When is a volunteer not a volunteer?

A volunteer is a person who engages in an activity in which they spend time doing something which aims to benefit a third party without payment.

Volunteers are essential to many charities and their communities, which depend upon the time and skill provided to carry out their charitable activities. Charities can, however, get themselves into difficulty when engaging volunteers if they are unaware of rights which can apply under certain circumstances.

Legal status

The legal status of a volunteer determines the extent of any rights they have against the organisation to which they provide their services.  The rights of volunteers differ depending on whether they are an employee or a worker and whether there is a contractual arrangement between the parties.

The legal status of volunteers is not clear cut as there are a vast range of different types of arrangement.  This makes it difficult for organisations to know what legal obligations, if any, they may owe to them.  The obligations that could be owed to volunteers are those such as paying the national minimum wage, not discriminating against them and providing holiday and sick pay.

There have been several reported cases in relation to this over the past few years.

In the case of Murray v Newham Citizens Advice Bureau, the Employment Appeal Tribunal (‘the EAT’) found Mr Murray, a volunteer, to have been employed under a contract of employment.  Mr Murray was subject to a Volunteer Agreement under which he agreed to volunteer at specific times and for a minimum period and the Citizens Advice Bureau agreed to repay his expenses and provide him with basic training.

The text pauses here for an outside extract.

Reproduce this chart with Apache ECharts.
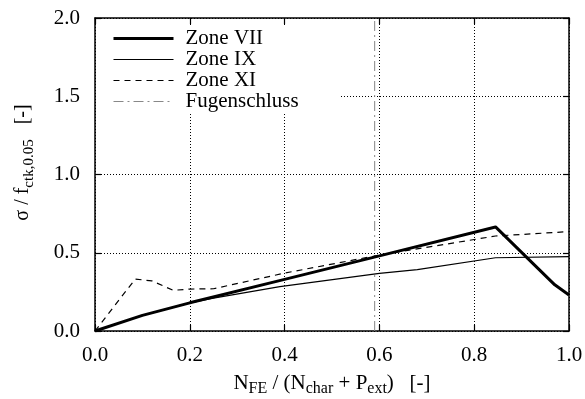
<!DOCTYPE html>
<html>
<head>
<meta charset="utf-8">
<script src="https://cdn.jsdelivr.net/npm/echarts@6/dist/echarts.min.js"></script>
<style>
  html, body { margin: 0; padding: 0; background: #fff; }
  #chart { width: 585px; height: 399px; }
</style>
</head>
<body>
<div id="chart"></div>
<script>
// Stress ratio sigma / f_ctk,0.05 against normalised force N_FE / (N_char + P_ext)
const xZoneVII = [0, 0.1, 0.2, 0.4, 0.6, 0.845, 0.97, 1.0];
const yZoneVII = [0, 0.1, 0.18, 0.33, 0.48, 0.665, 0.295, 0.23];

const xZoneIX = [0, 0.1, 0.2, 0.25, 0.39, 0.6, 0.68, 0.845, 1.0];
const yZoneIX = [0, 0.1, 0.18, 0.21, 0.283, 0.368, 0.392, 0.468, 0.475];

const xZoneXI = [0, 0.085, 0.12, 0.165, 0.2, 0.25, 0.4, 0.6, 0.845, 1.0];
const yZoneXI = [0, 0.332, 0.32, 0.26, 0.268, 0.27, 0.37, 0.485, 0.607, 0.635];

// joint closure position (vertical marker)
const xFugenschluss = [0.59, 0.59];
const yFugenschluss = [0, 2.0];

const seriesNames = ['Zone VII', 'Zone IX', 'Zone XI', 'Fugenschluss'];
const xTicks = { min: 0, max: 1.0, interval: 0.2 };
const yTicks = { min: 0, max: 2.0, interval: 0.5 };

const pairs = (xs, ys) => xs.map((x, i) => [x, ys[i]]);

const FONT = "'Liberation Serif', 'DejaVu Serif', serif";

const frameLine = { show: true, onZero: false, lineStyle: { color: '#000', width: 1.5 } };
const innerTick = { show: true, inside: true, length: 6, lineStyle: { color: '#000', width: 1.2 } };
const dotted = { show: true, lineStyle: { color: '#000', width: 1, type: [1, 2] } };

const xTitleRich = {
  m: { fontFamily: FONT, fontSize: 21, color: '#000', lineHeight: 28, verticalAlign: 'middle' },
  s: { fontFamily: FONT, fontSize: 16, color: '#000', lineHeight: 16, verticalAlign: 'bottom' }
};
const yTitleRich = {
  m: { fontFamily: FONT, fontSize: 20, color: '#000', lineHeight: 28, verticalAlign: 'middle' },
  s: { fontFamily: FONT, fontSize: 15, color: '#000', lineHeight: 15, verticalAlign: 'bottom' }
};

const chart = echarts.init(document.getElementById('chart'), null, { renderer: 'canvas' });

chart.setOption({
  animation: false,
  backgroundColor: '#fff',
  grid: { left: 95, right: 16, top: 18, bottom: 68, outerBoundsMode: 'none', containLabel: false },
  legend: {
    data: seriesNames,
    orient: 'vertical',
    left: 96,
    top: 25,
    padding: [3, 42, 0, 16],
    itemGap: 0,
    itemWidth: 60,
    itemHeight: 14,
    backgroundColor: '#fff',
    itemStyle: { opacity: 0 },
    lineStyle: { width: 'inherit' },
    textStyle: { fontFamily: FONT, fontSize: 21, lineHeight: 21, color: '#000', padding: [0, 0, 0, 7] }
  },
  xAxis: [
    {
      type: 'value', position: 'bottom',
      min: xTicks.min, max: xTicks.max, interval: xTicks.interval,
      axisLine: frameLine, axisTick: innerTick, splitLine: dotted,
      axisLabel: { margin: 14, fontFamily: FONT, fontSize: 21, color: '#000', formatter: v => v.toFixed(1) },
      name: '{m|N}{s|FE}{m| / (N}{s|char}{m| + P}{s|ext}{m|)   [-]}',
      nameLocation: 'middle',
      nameGap: 38,
      nameTextStyle: { rich: xTitleRich }
    },
    {
      type: 'value', position: 'top',
      min: xTicks.min, max: xTicks.max, interval: xTicks.interval,
      axisLine: frameLine, axisTick: innerTick,
      splitLine: { show: false }, axisLabel: { show: false }
    }
  ],
  yAxis: [
    {
      type: 'value', position: 'left',
      min: yTicks.min, max: yTicks.max, interval: yTicks.interval,
      axisLine: frameLine, axisTick: innerTick, splitLine: dotted,
      axisLabel: { margin: 15, fontFamily: FONT, fontSize: 21, color: '#000', formatter: v => v.toFixed(1) },
      name: '{m|σ / f}{s|ctk,0.05}{m|   [-]}',
      nameLocation: 'middle',
      nameRotate: 90,
      nameGap: 58,
      nameTextStyle: { padding: [0, 0, 0, 24], rich: yTitleRich }
    },
    {
      type: 'value', position: 'right',
      min: yTicks.min, max: yTicks.max, interval: yTicks.interval,
      axisLine: frameLine, axisTick: innerTick,
      splitLine: { show: false }, axisLabel: { show: false }
    }
  ],
  series: [
    {
      name: seriesNames[0], type: 'line', symbol: 'none', z: 5,
      data: pairs(xZoneVII, yZoneVII),
      itemStyle: { color: '#000' },
      lineStyle: { color: '#000', width: 3 }
    },
    {
      name: seriesNames[1], type: 'line', symbol: 'none', z: 4,
      data: pairs(xZoneIX, yZoneIX),
      itemStyle: { color: '#000' },
      lineStyle: { color: '#000', width: 1.2 }
    },
    {
      name: seriesNames[2], type: 'line', symbol: 'none', z: 4,
      data: pairs(xZoneXI, yZoneXI),
      itemStyle: { color: '#000' },
      lineStyle: { color: '#000', width: 1.2, type: [6, 5] }
    },
    {
      name: seriesNames[3], type: 'line', symbol: 'none', z: 3,
      data: pairs(xFugenschluss, yFugenschluss),
      itemStyle: { color: '#888' },
      lineStyle: { color: '#888', width: 1, type: [10, 4, 2, 4] }
    }
  ]
});
</script>
</body>
</html>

In the case of Migrant Advisory Service v Chaudri, the EAT found Mrs Chaudri to be an employee.  She did administrative work with the Migrant Advisory Service for two years and claimed unfair dismissal and sex discrimination when her voluntary role was terminated.  She worked four mornings per week and was paid volunteer’s expenses of a set sum per week, event though she incurred no expenses.  She was also paid when on holiday or sick.  The EAT found that the payment was for work and upheld a tribunal’s decision that Mrs Chaudri was an employee and therefore entitled to pursue her claims for unfair dismissal and discrimination.

Reducing the risk

There are ways in which organisations can reduce the risk of owing legal obligations to volunteers:

  • Reduce the risk of disputes arising by treating volunteers fairly. Communicate with them well and have written procedures for dealing with problems.
  • Avoid making payments to volunteers that could be construed as wages. Payments for expenses should be for those that are genuinely incurred and clearly identifiable.
  • Remove perks that could be seen as consideration for the existence of a contract.
  • Reduce obligations on volunteers by enabling them to refuse tasks and choose when they work.
  • Have a written agreement in place with the volunteer but avoid using language which sounds contractual, adopting flexible language instead.